Watchdog warns of dangers in riskier corner of debt market
BY Canadian Press | December 20, 2019
In a low-rate world where income is increasingly tough to find, more and more investors are getting into the riskier corners of lending to companies.
A financial watchdog says that might cause problems in financial markets during a downturn.
The Financial Stability Board, an international group created to co-ordinate financial regulators, released a report Thursday on the leveraged loan market, which includes loans used by private-equity firms and others to pay for leveraged buyouts, mergers, debt refinancing and other activities.
These leveraged loans often go to companies that are already encumbered by large piles of debt and have bad credit ratings. In return, they can carry relatively high interest rates that float up or down, which is attractive to investors when rates are rising. These loans can also be packaged into investments called collateralized loan obligations, or CLOs.
The FSB said several factors suggest vulnerabilities have grown in the leveraged loan and CLO markets. Not only are borrowers taking on more debt, but investors may not be fully appreciating weaker protections built into the loans. More non-banks are also entering the markets, such as investment funds, insurance companies and pension funds.

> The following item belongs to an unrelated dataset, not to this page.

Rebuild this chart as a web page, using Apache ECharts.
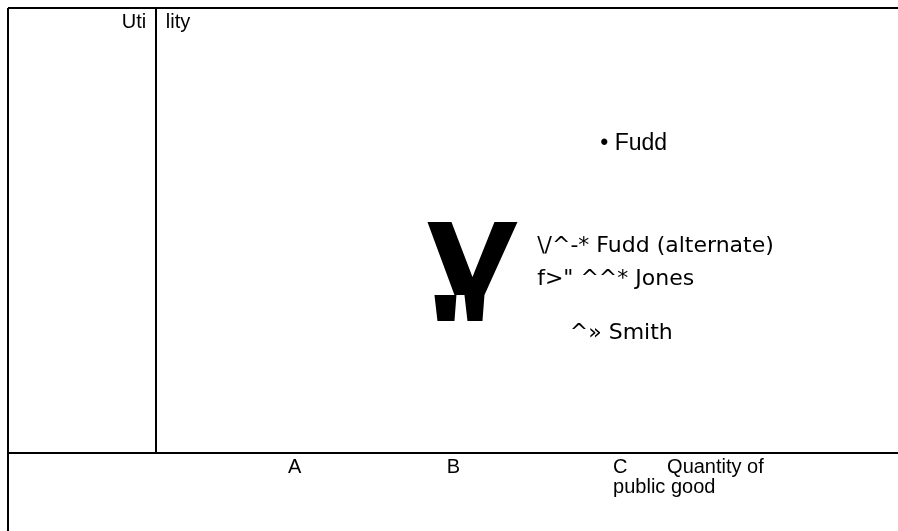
<!DOCTYPE html>
<html><head><meta charset="utf-8">
<script src="https://cdn.jsdelivr.net/npm/echarts@6/dist/echarts.min.js"></script>
<style>html,body{margin:0;padding:0;background:#fff}#c{width:898px;height:531px}</style>
</head><body><div id="c"></div>
<script>
// Axis tick values (data units) and their labels
const xTickValues = [17.8, 39.2, 61.6];
const xTickLabels = ['A', 'B', 'C'];
const xAxisTitle = ['Quantity of', 'public good'];
const yAxisTitle = ['Uti', 'lity'];

// Curve labels (text as printed) and their anchor points in data units
const curveLabels = ['• Fudd', '\\/^-* Fudd (alternate)', 'f>" ^^* Jones', '^» Smith'];
const curveLabelX = [59.8, 51.3, 51.3, 55.7];
const curveLabelY = [69.5, 46.5, 39.1, 26.8];

// Large glyph mark position
const glyphX = [42.65];
const glyphY = [40.8];

const chart = echarts.init(document.getElementById('c'), null, {renderer: 'canvas'});
const FONT = '"Liberation Sans", Arial, sans-serif';
const WIDE = '"DejaVu Sans", sans-serif';
const AX = 20;

chart.setOption({
  animation: false,
  backgroundColor: '#fff',
  grid: {left: 156, top: 8, right: 0, bottom: 78},
  xAxis: {
    type: 'value', min: 0, max: 100,
    axisLine: {show: true, lineStyle: {color: '#000', width: 2}},
    axisTick: {show: false},
    splitLine: {show: false},
    axisLabel: {
      customValues: xTickValues,
      align: 'left',
      margin: 4,
      fontFamily: FONT, fontSize: AX, color: '#000', lineHeight: 20,
      formatter: function (v) {
        const i = xTickValues.findIndex(t => Math.abs(t - v) < 1e-6);
        if (i < 0) return '';
        if (i === xTickLabels.length - 1) {
          return '{c|' + xTickLabels[i] + '}{q|' + xAxisTitle[0] + '}\n{p|' + xAxisTitle[1] + '}';
        }
        return xTickLabels[i];
      },
      rich: {
        c: {width: 54, fontFamily: FONT, fontSize: AX, color: '#000', lineHeight: 20},
        q: {fontFamily: FONT, fontSize: AX, color: '#000', lineHeight: 20},
        p: {fontFamily: FONT, fontSize: AX, color: '#000', lineHeight: 20}
      }
    }
  },
  yAxis: {
    type: 'value', min: 0, max: 100,
    axisLine: {show: true, lineStyle: {color: '#000', width: 2}},
    axisTick: {show: false},
    axisLabel: {show: false},
    splitLine: {show: false},
    name: '{a|' + yAxisTitle[0] + '}{g|}{b|' + yAxisTitle[1] + '}',
    nameLocation: 'end',
    nameGap: -14,
    nameTextStyle: {
      verticalAlign: 'middle',
      rich: {
        a: {width: 27, align: 'right', fontFamily: FONT, fontSize: 20, color: '#000'},
        g: {width: 17},
        b: {width: 27, align: 'left', fontFamily: FONT, fontSize: 20, color: '#000'}
      }
    }
  },
  graphic: [
    {type: 'line', shape: {x1: 8, y1: 8, x2: 898, y2: 8}, style: {stroke: '#000', lineWidth: 2}, silent: true},
    {type: 'line', shape: {x1: 8, y1: 8, x2: 8, y2: 531}, style: {stroke: '#000', lineWidth: 2}, silent: true},
    {type: 'line', shape: {x1: 8, y1: 453, x2: 156, y2: 453}, style: {stroke: '#000', lineWidth: 2}, silent: true}
  ],
  series: [
    {
      type: 'scatter',
      silent: true,
      symbol: 'path://M0 0 L24 0 L45 55 L67 0 L90 0 L57 73 L27 73 Z M7 73 L29 73 L27 99 L10 99 Z M37 73 L57 73 L55 99 L40 99 Z',
      symbolSize: [90, 99],
      itemStyle: {color: '#000', opacity: 1},
      data: glyphX.map((x, i) => [x, glyphY[i]])
    },
    {
      type: 'scatter',
      silent: true,
      symbolSize: 1,
      itemStyle: {color: '#fff', opacity: 0},
      label: {
        show: true, position: 'right', distance: 0,
        align: 'left', verticalAlign: 'middle',
        fontFamily: WIDE, fontSize: 22, color: '#000', opacity: 1
      },
      data: curveLabelX.map((x, i) => ({
        value: [x, curveLabelY[i]],
        label: i === 0
          ? {formatter: curveLabels[i], fontFamily: FONT, fontSize: 23, color: '#000', opacity: 1}
          : {formatter: curveLabels[i], opacity: 1}
      }))
    }
  ]
});
</script></body></html>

“As a result, these markets may be more vulnerable to macroeconomic shocks than in the past, and stress in leveraged loan markets could disrupt other markets,” the FSB wrote in its report.
CLO issuance came to a nearly complete halt after the financial crisis in 2009 and 2010, but boomed in ensuing years as investors scrounged for income. By 2014, CLO issuance returned to levels seen before the financial crisis and has remained strong since. The leveraged loan market globally was as big as $1.4 trillion to $3.2 trillion, according to estimates as of December 2018.
Some watchdogs and investors have recently been warning about the fast growth in leveraged loans and in corporate debt broadly. They say the buildup in debt likely won’t trigger a recession by itself, but it could accelerate any downturn.